- **What is asked**: Transcribe the material exactly. Images do not belong in the copy.

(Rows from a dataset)

********

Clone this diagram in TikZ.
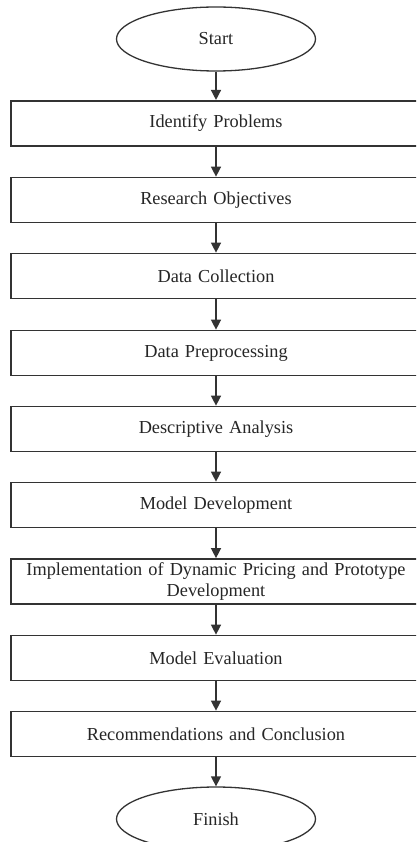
\documentclass[tikz,border=0pt]{standalone}
\usepackage{fontspec}
\setmainfont{Liberation Serif}
\usetikzlibrary{shapes.geometric,arrows.meta}
\begin{document}
\begin{tikzpicture}[x=1pt,y=-1pt,
  every node/.style={font=\fontsize{18.3}{22.5}\selectfont, text=black!85},
  stepbox/.style={draw=black!80, line width=1.7pt, rectangle, minimum width=410pt,
    minimum height=45pt, inner sep=0pt, align=center, text width=400pt},
  terminal/.style={draw=black!80, line width=1.3pt, ellipse, minimum width=199pt,
    minimum height=64pt, inner sep=0pt},
  flow/.style={draw=black!80, line width=1.4pt, -{Triangle[length=10pt,width=10pt]}}]
\clip (0,0) rectangle (416,842);
\fill[white] (0,0) rectangle (416,842);

\node[terminal] (start) at (216,39) {Start};
\node[stepbox] (s1) at (216,123.3) {Identify Problems};
\node[stepbox] (s2) at (216,200) {Research Objectives};
\node[stepbox] (s3) at (216,276) {Data Collection};
\node[stepbox] (s4) at (216,353) {Data Preprocessing};
\node[stepbox] (s5) at (216,429) {Descriptive Analysis};
\node[stepbox] (s6) at (216,505) {Model Development};
\node[stepbox] (s7) at (216,581.5) {Implementation of Dynamic Pricing and Prototype\\[-1pt]Development};
\node[stepbox] (s8) at (216,658) {Model Evaluation};
\node[stepbox] (s9) at (216,734) {Recommendations and Conclusion};
\node[terminal] (finish) at (216,819) {Finish};

\draw[flow] (start) -- (s1);
\draw[flow] (s1) -- (s2);
\draw[flow] (s2) -- (s3);
\draw[flow] (s3) -- (s4);
\draw[flow] (s4) -- (s5);
\draw[flow] (s5) -- (s6);
\draw[flow] (s6) -- (s7);
\draw[flow] (s7) -- (s8);
\draw[flow] (s8) -- (s9);
\draw[flow] (s9) -- (finish);
\end{tikzpicture}
\end{document}
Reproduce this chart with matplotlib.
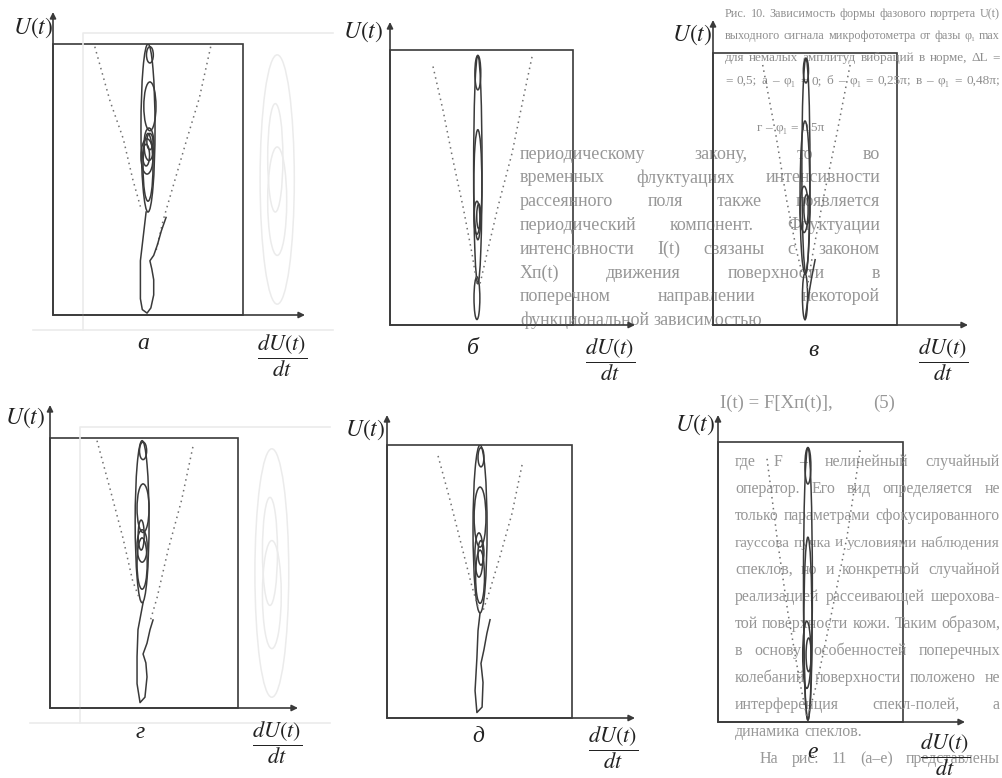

********

- **Result for this task**:
Clone this diagram in TikZ.
\documentclass[tikz,border=0pt]{standalone}
\usepackage{fontspec}
\setmainfont{Liberation Serif}
\usetikzlibrary{shapes.geometric,arrows.meta}
\begin{document}
\begin{tikzpicture}[x=1pt,y=-1pt,
  every node/.style={font=\fontsize{18.3}{22.5}\selectfont, text=black!85},
  stepbox/.style={draw=black!80, line width=1.7pt, rectangle, minimum width=410pt,
    minimum height=45pt, inner sep=0pt, align=center, text width=400pt},
  terminal/.style={draw=black!80, line width=1.3pt, ellipse, minimum width=199pt,
    minimum height=64pt, inner sep=0pt},
  flow/.style={draw=black!80, line width=1.4pt, -{Triangle[length=10pt,width=10pt]}}]
\clip (0,0) rectangle (416,842);
\fill[white] (0,0) rectangle (416,842);

\node[terminal] (start) at (216,39) {Start};
\node[stepbox] (s1) at (216,123.3) {Identify Problems};
\node[stepbox] (s2) at (216,200) {Research Objectives};
\node[stepbox] (s3) at (216,276) {Data Collection};
\node[stepbox] (s4) at (216,353) {Data Preprocessing};
\node[stepbox] (s5) at (216,429) {Descriptive Analysis};
\node[stepbox] (s6) at (216,505) {Model Development};
\node[stepbox] (s7) at (216,581.5) {Implementation of Dynamic Pricing and Prototype\\[-1pt]Development};
\node[stepbox] (s8) at (216,658) {Model Evaluation};
\node[stepbox] (s9) at (216,734) {Recommendations and Conclusion};
\node[terminal] (finish) at (216,819) {Finish};

\draw[flow] (start) -- (s1);
\draw[flow] (s1) -- (s2);
\draw[flow] (s2) -- (s3);
\draw[flow] (s3) -- (s4);
\draw[flow] (s4) -- (s5);
\draw[flow] (s5) -- (s6);
\draw[flow] (s6) -- (s7);
\draw[flow] (s7) -- (s8);
\draw[flow] (s8) -- (s9);
\draw[flow] (s9) -- (finish);
\end{tikzpicture}
\end{document}
Reproduce this chart with matplotlib.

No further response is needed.